Helen Dewar (August 7, 1936 - November 4, 2006) was an American journalist and reporter for more than 40-years. She worked for The Washington Post, rising through the ranks to cover the United States Senate for a quarter of a century (1979-2004). Dewar worked for the Northern Virginia Sun from 1958-1961 covering education.

Dewar was the First female winner of the Everett McKinley Dirksen Award for Distinguished Reporting of Congress. David Broder, political pundit and longtime political columnist at the Post, called Dewar "one of the best reporters I ever knew." The last story written by her to be published in the Post on January 20, 2005, predicted that President George W. Bush would have difficulties having his legislative agenda enacted by Congress.

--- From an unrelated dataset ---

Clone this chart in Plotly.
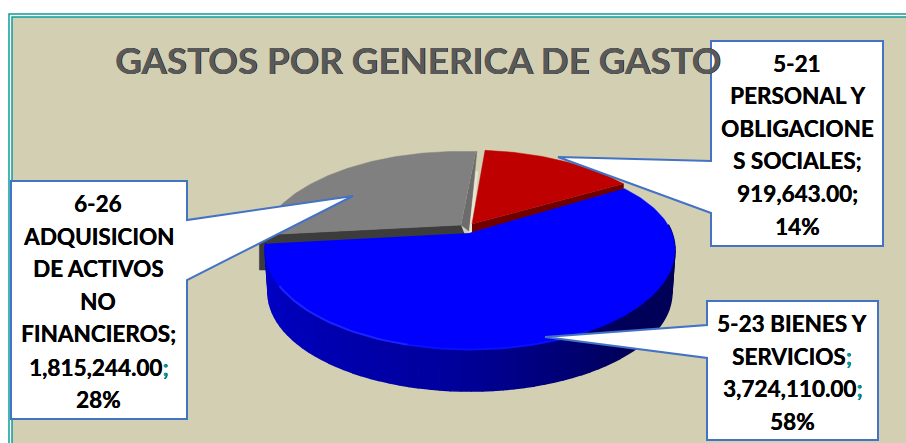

==Background and education==
Helen Dewer, was born in Stockton, California, on August 7, 1936, to Herbert Duncan and Gertrude (Howland) Dewar. Her father, born in Belgium, was an attorney and a walnut farmer. Dewar graduated from the Katherine Branson School and then attended Stanford University, graduating in 1957 with a degree in political science. She worked as a reporter and editor, at the college newspaper, the Stanford Daily. After graduation, she spent time as a public affairs intern, at the CORO Foundation, in San Francisco.

== Career ==
Dewer went to work at The Washington Post in 1958, on the advice of her mentors at the CORO Foundation. She left after a week, unhappy with the duties she was assigned to, as part of the Women's Section. She joined the staff at the Northern Virginia Sun in Arlington, Virginia, where she covered education for two years.

In 1961, Dewar returned to The Washington Post, where she covered Arlington, and Fairfax, as well as working on general assignments. In 1965 she covered state government in Virginia and by 1975, after covering Capitol Hill for a year, she was assigned to cover Jimmy Carter's presidential campaign.

After her work at the national desk, Dewar spent two years (1977-1979) reporting on labor issues before being assigned to cover the United States Senate. In 1984, she received the Everett McKinley Dirksen Award for Distinguished Reporting by the National Press Foundation, for Distinguished Reporting of Congress; she was the first woman to receive the award.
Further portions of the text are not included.